● **PROMPT**:
Repeat exactly the lines running from the first line of the data to the line containing "const yTicks = [50, 60, 70, 80, 90, 100];", both ends included, and nothing else; drop the pictures.

(Source code of charts)

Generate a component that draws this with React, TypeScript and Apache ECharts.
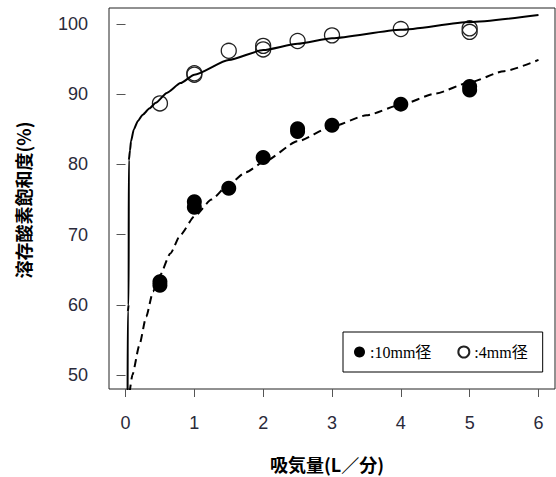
import React, { useEffect, useRef } from "react";
import * as echarts from "echarts";

// Tick values
const xTicks = [0, 1, 2, 3, 4, 5, 6];
const yTicks = [50, 60, 70, 80, 90, 100];

// Measured points: 10mm diameter (filled)
const d10X = [0.5, 0.5, 1, 1, 1.5, 2, 2.5, 2.5, 3, 4, 5, 5];
const d10Y = [63.3, 62.8, 74.7, 73.9, 76.6, 81.0, 84.7, 85.1, 85.6, 88.6, 90.6, 91.1];

// Measured points: 4mm diameter (open)
const d4X = [0.5, 1, 1, 1.5, 2, 2, 2.5, 3, 4, 5, 5];
const d4Y = [88.7, 92.8, 93.0, 96.2, 96.9, 96.4, 97.6, 98.4, 99.3, 99.4, 98.9];

// Fitted curve: 4mm (solid)
const fit4X = [0.03, 0.033, 0.045, 0.048, 0.065, 0.08, 0.12, 0.18, 0.25, 0.35, 0.44, 0.6, 0.8, 1.0, 1.5, 2.0, 2.5, 3.0, 4.0, 5.0, 6.0];
const fit4Y = [47, 59, 60, 80.6, 82, 83.3, 85.0, 86.2, 87.1, 88.0, 88.8, 90.2, 91.6, 92.8, 94.9, 96.3, 97.2, 98.0, 99.2, 100.3, 101.3];

// Fitted curve: 10mm (dashed)
const fit10X = [0.06, 0.1, 0.2, 0.3, 0.4, 0.5, 0.65, 0.8, 1.0, 1.25, 1.5, 1.75, 2.0, 2.5, 3.0, 3.5, 4.0, 4.5, 5.0, 5.5, 6.0];
const fit10Y = [47.5, 50, 54.2, 58.3, 61.9, 64.2, 67.3, 70.0, 72.6, 75.0, 77.2, 78.9, 80.3, 83.3, 85.4, 87.0, 88.5, 90.1, 91.7, 93.3, 94.9];

const name10 = ":10mm径";
const name4 = ":4mm径";
const xTitle = "吸気量(L／分)";
const yTitle = "溶存酸素飽和度(%)";

const zip = (xs: number[], ys: number[]) => xs.map((x, i) => [x, ys[i]]);

export default function App() {
  const ref = useRef<HTMLDivElement>(null);
  useEffect(() => {
    if (!ref.current) return;
    const chart = echarts.init(ref.current, null, { renderer: "svg" });
    const tickFont = { fontFamily: "'Liberation Sans', Arial, sans-serif", fontSize: 18, color: "#2a2a3a" };
    chart.setOption({
      animation: false,
      backgroundColor: "#fff",
      grid: { left: 109, right: 1, top: 8, bottom: 88, show: true, borderColor: "#222", borderWidth: 1, backgroundColor: "transparent" },
      xAxis: {
        type: "value",
        min: -0.24,
        max: 6.24,
        axisLine: { show: false },
        splitLine: { show: false },
        axisTick: { show: true, length: 8, customValues: xTicks, lineStyle: { color: "#555", width: 1 } },
        axisLabel: { customValues: xTicks, margin: 25, ...tickFont },
      },
      yAxis: {
        type: "value",
        min: 48,
        max: 102.3,
        axisLine: { show: false },
        splitLine: { show: false },
        axisTick: { show: true, length: 9, customValues: yTicks, lineStyle: { color: "#555", width: 1 } },
        axisLabel: { customValues: yTicks, margin: 21, ...tickFont },
      },
      legend: {
        left: 343,
        top: 332,
        orient: "horizontal",
        borderColor: "#000",
        borderWidth: 1,
        borderRadius: 0,
        padding: [12, 15, 12, 11],
        itemGap: 26,
        itemWidth: 11,
        itemHeight: 11,
        textStyle: { fontFamily: "'Liberation Serif', 'Noto Sans CJK JP', serif", fontSize: 16, color: "#000" },
        data: [
          { name: name10, icon: "circle" },
          { name: name4, icon: "circle" },
        ],
      },
      series: [
        {
          name: name10,
          type: "scatter",
          symbol: "circle",
          symbolSize: 15,
          itemStyle: { color: "#000", opacity: 1 },
          data: zip(d10X, d10Y),
          z: 2,
        },
        {
          name: name4,
          type: "scatter",
          symbol: "circle",
          symbolSize: 15,
          itemStyle: { color: "rgba(255,255,255,0)", borderColor: "#222", borderWidth: 1.3, opacity: 1 },
          data: zip(d4X, d4Y),
          z: 2,
        },
        {
          name: "fit4",
          type: "line",
          showSymbol: false,
          symbol: "none",
          smooth: 0.2,
          smoothMonotone: "x",
          lineStyle: { color: "#000", width: 2, type: "solid" },
          data: zip(fit4X, fit4Y),
          z: 3,
        },
        {
          name: "fit10",
          type: "line",
          showSymbol: false,
          symbol: "none",
          smooth: 0.2,
          smoothMonotone: "x",
          lineStyle: { color: "#000", width: 2, type: [8, 5] },
          data: zip(fit10X, fit10Y),
          z: 3,
        },
      ],
      graphic: [
        {
          type: "text",
          x: 327,
          y: 464,
          style: {
            text: xTitle,
            fontFamily: "'Noto Sans CJK JP', sans-serif",
            fontWeight: "bold",
            fontSize: 18,
            fill: "#000",
            align: "center",
            verticalAlign: "middle",
          },
        },
        {
          type: "text",
          x: 23,
          y: 200,
          rotation: Math.PI / 2,
          style: {
            text: yTitle,
            fontFamily: "'Noto Sans CJK JP', sans-serif",
            fontWeight: "bold",
            fontSize: 18,
            fill: "#000",
            align: "center",
            verticalAlign: "middle",
          },
        },
      ],
    });
    return () => chart.dispose();
  }, []);
  return <div ref={ref} style={{ position: "absolute", left: 0, top: 0, width: 556, height: 477 }} />;
}
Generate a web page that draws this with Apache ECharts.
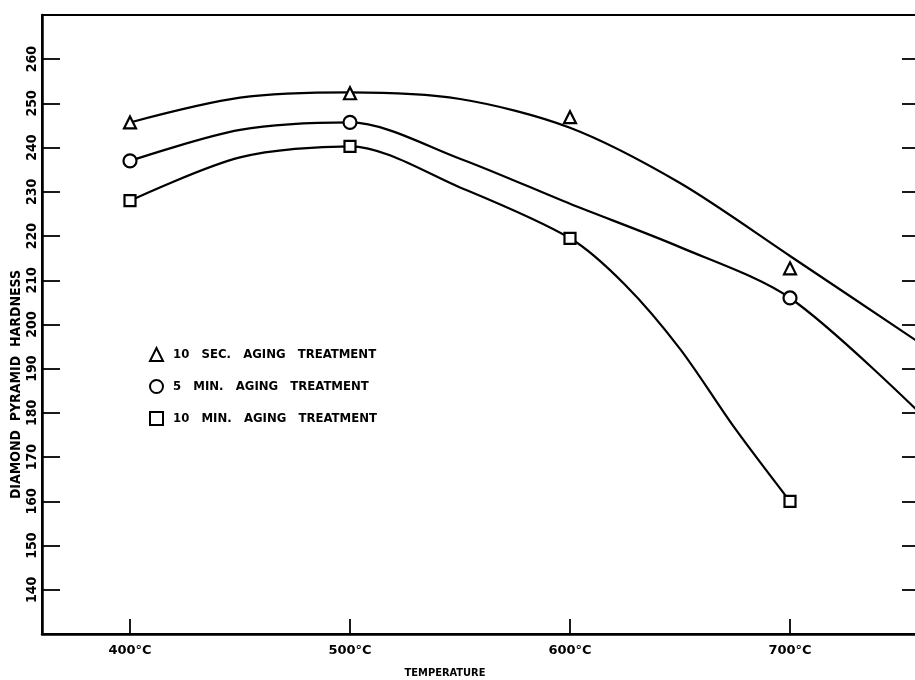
<!DOCTYPE html>
<html>
<head>
<meta charset="utf-8">
<script src="https://cdn.jsdelivr.net/npm/echarts@6/dist/echarts.min.js"></script>
<style>
  html, body { margin: 0; padding: 0; background: #fff; }
  #chart { width: 915px; height: 680px; }
</style>
</head>
<body>
<div id="chart"></div>
<script>
// tick labels
const xTicks = [400, 500, 600, 700];
const yTicks = [140, 150, 160, 170, 180, 190, 200, 210, 220, 230, 240, 250, 260];

// measured points [temperature, hardness]
const sec10Points = [[400, 245.7], [500, 252.3], [600, 246.9], [700, 212.7]];
const min5Points = [[400, 237], [500, 245.7], [700, 206]];
const min10Points = [[400, 228], [500, 240.3], [600, 219.5], [700, 160]];

// drawn (fitted) curves
const sec10Curve = [[400, 245.7], [450, 251.3], [500, 252.5], [550, 251], [600, 244.5], [650, 232], [700, 215.5], [760, 195.5]];
const min5Curve = [[400, 237], [450, 244], [500, 245.7], [550, 237.5], [600, 227.3], [650, 217.5], [700, 206], [760, 179.5]];
const min10Curve = [[400, 228], [450, 237.8], [500, 240.3], [550, 231], [600, 219.5], [625, 209], [650, 194.5], [675, 176.5], [700, 160]];

const seriesNames = ['10 SEC. AGING TREATMENT', '5 MIN. AGING TREATMENT', '10 MIN. AGING TREATMENT'];

const chartDom = document.getElementById('chart');
const myChart = echarts.init(chartDom);

const ink = '#000';
const font = "'Liberation Sans Narrow', 'DejaVu Sans Condensed', 'Liberation Sans', sans-serif";
const wideFont = "'DejaVu Sans', 'Liberation Sans', sans-serif";

function curve(data) {
    return {
        type: 'line',
        data: data,
        smooth: 0.3,
        showSymbol: false,
        silent: true,
        lineStyle: { color: ink, width: 2.2 },
        z: 2
    };
}

function marks(name, symbol, size, data) {
    return {
        name: name,
        type: 'scatter',
        data: data,
        symbol: symbol,
        symbolSize: size,
        itemStyle: { color: '#fff', borderColor: ink, borderWidth: 2.2, opacity: 1 },
        z: 5
    };
}

const option = {
    backgroundColor: '#fff',
    animation: false,
    grid: {
        left: 42,
        top: 15,
        right: -7,
        bottom: 46,
        outerBoundsMode: 'none',
        show: true,
        borderColor: ink,
        borderWidth: 2
    },
    legend: {
        orient: 'vertical',
        left: 149,
        top: 347,
        padding: 0,
        itemWidth: 13,
        itemHeight: 13,
        itemGap: 17,
        selectedMode: false,
        data: seriesNames,
        formatter: name => name.split(' ').join('   '),
        textStyle: {
            color: ink,
            fontFamily: font,
            fontWeight: 'bold',
            fontSize: 13,
            padding: [0, 0, 0, 5]
        }
    },
    xAxis: {
        type: 'value',
        min: 360,
        max: 760,
        name: 'TEMPERATURE',
        nameLocation: 'middle',
        nameGap: 34,
        nameMoveOverlap: false,
        nameTextStyle: {
            color: ink,
            fontFamily: font,
            fontWeight: 'bold',
            fontSize: 11,
            padding: [0, 74, 0, 0]
        },
        splitLine: { show: false },
        axisLine: { show: true, onZero: false, lineStyle: { color: ink, width: 2.5 } },
        axisTick: {
            show: true,
            inside: true,
            length: 15,
            customValues: xTicks,
            lineStyle: { color: ink, width: 1.8 }
        },
        axisLabel: {
            customValues: xTicks,
            color: ink,
            fontFamily: wideFont,
            fontWeight: 'bold',
            fontSize: 13,
            margin: 10,
            formatter: v => v + '°C'
        }
    },
    yAxis: [
        {
            type: 'value',
            min: 130,
            max: 270,
            name: 'DIAMOND  PYRAMID  HARDNESS',
            nameLocation: 'middle',
            nameRotate: 90,
            nameGap: 19,
            nameMoveOverlap: false,
            nameTextStyle: {
                color: ink,
                fontFamily: font,
                fontWeight: 'bold',
                fontSize: 14,
                padding: [0, 120, 0, 0]
            },
            splitLine: { show: false },
            axisLine: { show: true, onZero: false, lineStyle: { color: ink, width: 2.5 } },
            axisTick: {
                show: true,
                inside: true,
                length: 18,
                customValues: yTicks,
                lineStyle: { color: ink, width: 1.8 }
            },
            axisLabel: {
                customValues: yTicks,
                rotate: 90,
                color: ink,
                fontFamily: font,
                fontWeight: 'bold',
                fontSize: 14,
                margin: 3
            }
        },
        {
            type: 'value',
            position: 'right',
            min: 130,
            max: 270,
            splitLine: { show: false },
            axisLine: { show: true, onZero: false, lineStyle: { color: ink, width: 2 } },
            axisTick: {
                show: true,
                inside: true,
                length: 20,
                customValues: yTicks,
                lineStyle: { color: ink, width: 1.8 }
            },
            axisLabel: { show: false }
        }
    ],
    series: [
        curve(sec10Curve),
        curve(min5Curve),
        curve(min10Curve),
        marks(seriesNames[0], 'triangle', 12, sec10Points),
        marks(seriesNames[1], 'circle', 13, min5Points),
        marks(seriesNames[2], 'rect', 11, min10Points)
    ]
};

myChart.setOption(option);
window.addEventListener('resize', () => myChart.resize());
</script>
</body>
</html>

● **COMPLETE ANSWER**:
Generate a component that draws this with React, TypeScript and Apache ECharts.
import React, { useEffect, useRef } from "react";
import * as echarts from "echarts";

// Tick values
const xTicks = [0, 1, 2, 3, 4, 5, 6];
const yTicks = [50, 60, 70, 80, 90, 100];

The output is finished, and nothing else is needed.